The label even managed to make too big a thing of it in the promos. “A cinema for the ears” or something like that. And – even more pompously – “The Sgt. Pepper of the ‘70s.” Yeah, well, I’m sure you probably laughed at both of those at the time. I mean, the Velvets were the farthest thing away from the Beatles, and by all accounts 1967 should have been your year. Does any other album released at that time still sound as immediate and “new” as The Velvet Underground and Nico? It’s doubtful. All that hippie shit and LSD were never part of your vision and that’s to your ultimate credit, Mr. Reed. But then when RCA expected you to turn around and score them some big cash with a “son of Transformer,” you refused and negotiated getting “Berlin” out there in return for two vacuous and commercial products (but hey man, I really always have loved Sally Can’t Dance even if you didn’t).

But anyway, yeah. This is how “Berlin” should have always been performed. It’s aged better than anyone would give it credit for. But then again, maybe it needs to be sung by a dude in his sixties who went through a lot of that crap that the strung out characters in the piece did. The children’s choir you assembled for “Sad Song” is perverse in a good way. And man, you really put the performances over, especially on “The Kids.” I don’t think I’ve ever seen the angry, depressed side of Lou, but there he was during that song. It was moving and riveting and those damned sound effects of the kids crying hit me exactly like they did the first time I ever heard that song. It was sickening and sad. It was right on the money.
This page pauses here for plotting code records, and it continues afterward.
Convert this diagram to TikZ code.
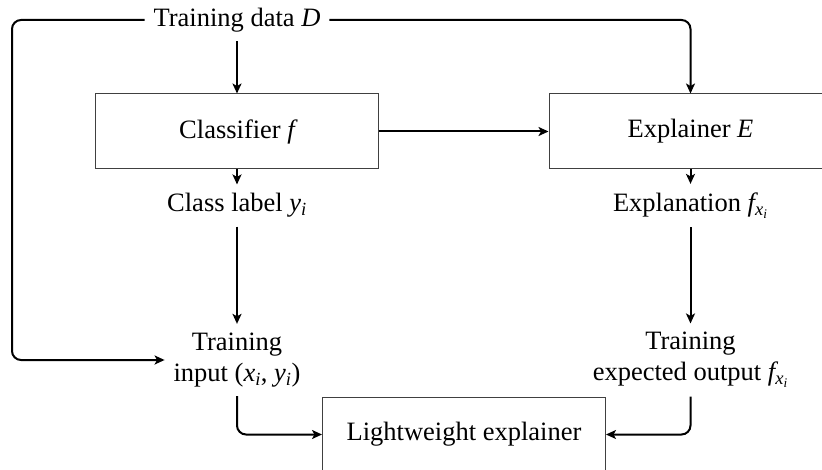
\documentclass[tikz,border=0pt]{standalone}
\usepackage{fontspec}
\setmainfont{Liberation Serif}
\usetikzlibrary{arrows.meta}
\begin{document}
\begin{tikzpicture}[x=1pt,y=-1pt,
  every node/.style={font=\fontsize{26.5}{31}\selectfont, inner sep=8.8pt},
  box/.style={draw=black!75, line width=1pt, minimum width=283pt, minimum height=75pt},
  lbl/.style={align=center},
  conn/.style={line width=2pt, -{Stealth[length=10pt,width=9pt,inset=2.5pt]}, rounded corners=9pt}
  ]
\useasboundingbox (0,0) rectangle (822,470);
\clip (0,0) rectangle (822,470);

\node (D) at (237,20) {Training data $\mathit{D}$};
\node[box] (C) at (237,131.5) {Classifier $\mathit{f}$};
\node[box] (E) at (690.5,131.5) {Explainer $\mathit{E}$};
\node (cl) at (237,205.5) {Class label $\mathit{y_i}$};
\node (ex) at (690.5,205.5) {Explanation $\mathit{f_{x_i}}$};
\node[lbl] (tin) at (237,360) {Training\\input ($\mathit{x_i}$, $\mathit{y_i}$)};
\node[lbl] (teo) at (690.5,360) {Training\\expected output $\mathit{f_{x_i}}$};
\node[box] (lw) at (464,434.5) {Lightweight explainer};

\coordinate (lc) at (12,20);

\draw[conn] (D.south) -- (C.north);
\draw[conn] (D.west) -- (lc) |- (tin.west);
\draw[conn] (D.east) -| (E.north);
\draw[conn] (C.east) -- (E.west);
\draw[conn] (C.south) -- (cl.north);
\draw[conn] (E.south) -- (ex.north);
\draw[conn] (cl.south) -- (tin.north);
\draw[conn] (ex.south) -- (teo.north);
\draw[conn] (tin.south) |- (lw.west);
\draw[conn] (teo.south) |- (lw.east);
\end{tikzpicture}
\end{document}
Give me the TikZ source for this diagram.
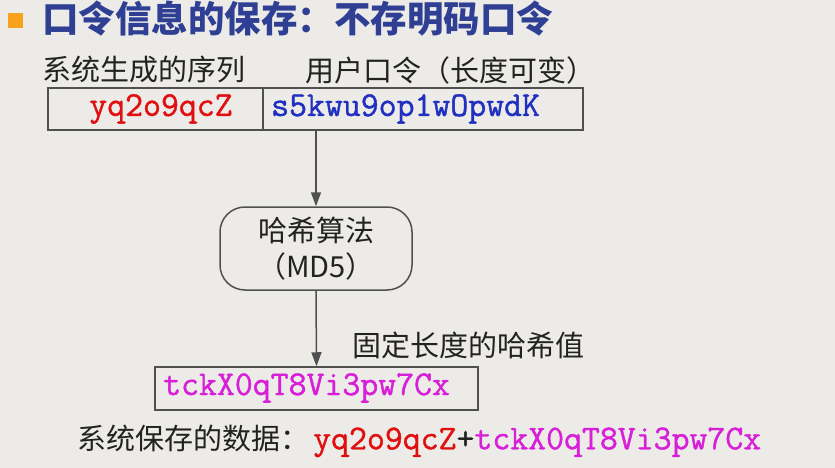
\documentclass[tikz,border=0pt]{standalone}
\usepackage{fontspec}
\setmainfont{Noto Sans CJK SC}
\newfontfamily\pwfont[AutoFakeBold=1.2]{Latin Modern Mono}
\usetikzlibrary{arrows.meta}
\definecolor{bg}{HTML}{EDEBE8}
\definecolor{titleblue}{HTML}{2E3F94}
\definecolor{bulletorange}{HTML}{F7A21B}
\definecolor{pwred}{HTML}{E01010}
\definecolor{pwblue}{HTML}{2030C0}
\definecolor{pwmag}{HTML}{D81FD8}
\definecolor{linegray}{HTML}{505050}
\definecolor{txt}{HTML}{222222}
\newcommand{\pwsize}{\fontsize{34.8}{38}\pwfont\bfseries}
\tikzset{
  cjktext/.style={inner sep=0pt, text=txt, font=\fontsize{29}{36}\selectfont},
  monotext/.style={inner sep=0pt, font=\pwsize},
  cell/.style={draw=linegray, line width=1.5pt, inner sep=0pt},
  arrowline/.style={draw=linegray, line width=1.5pt, -{Triangle[length=14pt,width=10pt]}},
}
\begin{document}
\begin{tikzpicture}[x=1pt,y=-1pt]
\fill[bg] (0,0) rectangle (835,468);
\useasboundingbox (0,0) rectangle (835,468);
% title
\node[fill=bulletorange, minimum size=15pt, inner sep=0pt] (bullet) at (15.5,20.5) {};
\node[anchor=west, inner sep=0pt, text=titleblue, font=\fontsize{36.5}{40}\selectfont\bfseries] (title) at (42,19) {口令信息的保存：不存明码口令};
% subtitles
\node[cjktext, anchor=west] (sys) at (42,70) {系统生成的序列};
\node[cjktext, anchor=west] (user) at (305,70) {用户口令（长度可变）};
% input box
\node[cell, minimum width=215pt, minimum height=42pt] (leftcell) at (155.5,109) {};
\node[cell, minimum width=320pt, minimum height=42pt] (rightcell) at (423,109) {};
\node[monotext, text=pwred] (salt) at (161,109) {yq2o9qcZ};
\node[monotext, text=pwblue, anchor=west] (pw) at (271,109) {s5kwu9op1wOpwdK};
% hash box
\node[cell, rounded corners=25pt, minimum width=192pt, minimum height=83pt, align=center, font=\fontsize{29}{36}\selectfont, text=txt] (hash) at (316,248.5) {哈希算法\\（MD5）};
% output box
\node[cell, minimum width=323pt, minimum height=43pt] (hashval) at (316.5,388.5) {};
\node[monotext, text=pwmag, anchor=west] (hv) at (163,388) {tckX0qT8Vi3pw7Cx};
% arrows
\draw[arrowline] (rightcell.south -| hash.north) -- (hash.north);
\draw[arrowline] (hash.south) -- (hashval.north);
\node[cjktext, anchor=west] (fixed) at (352,345) {固定长度的哈希值};
% bottom line
\node[cjktext, anchor=west] (stored) at (77,441) {系统保存的数据：\hspace{4pt}{\pwsize\textcolor{pwred}{yq2o9qcZ}\textcolor{txt}{+}\textcolor{pwmag}{tckX0qT8Vi3pw7Cx}}};
\end{tikzpicture}
\end{document}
So what’s it like to be able to do all this now, Lou? To take whatever work of yours from the past and make people finally hear it they way they should have heard it ages ago, if only they weren’t so fucked up? I mean, before this you managed to inspire a German ensemble to perform the entirety of Metal Machine Music in a live setting, which also happened to be met with acclaim. Were you just that far ahead of the curve, Lou? Sometimes I think you’re just fucking with me and the rest of your fans when you turn out crappy product like that “Live at Montreux” video where it seemed you didn’t give a shit about any of your songs. And then you turn around and do something like this that makes being a fan of yours worthwhile.

Julian Schnabel was definitely the right choice in directors, too. He captured the performance perfectly, and film of “Caroline” projected behind the band (and interspersed with the live shots to be better enjoyed by the DVD audience) was amazing. Much better than that goofy book that came with the original album and featured whatever unknowns “acting out” scenes from the songs. Yeah, this was really moving stuff. To be honest, Lou, I can’t ever say that “Berlin” was one of my all-time faves of yours, but this is stellar stuff. Like I said, it obviously just took time and the rest of the world to catch up with your vision. So thanks for making me a believer again. I mean, this is definitely more riveting than anything Twyla Tharp would have conjured. Decadence never looked or sounded better.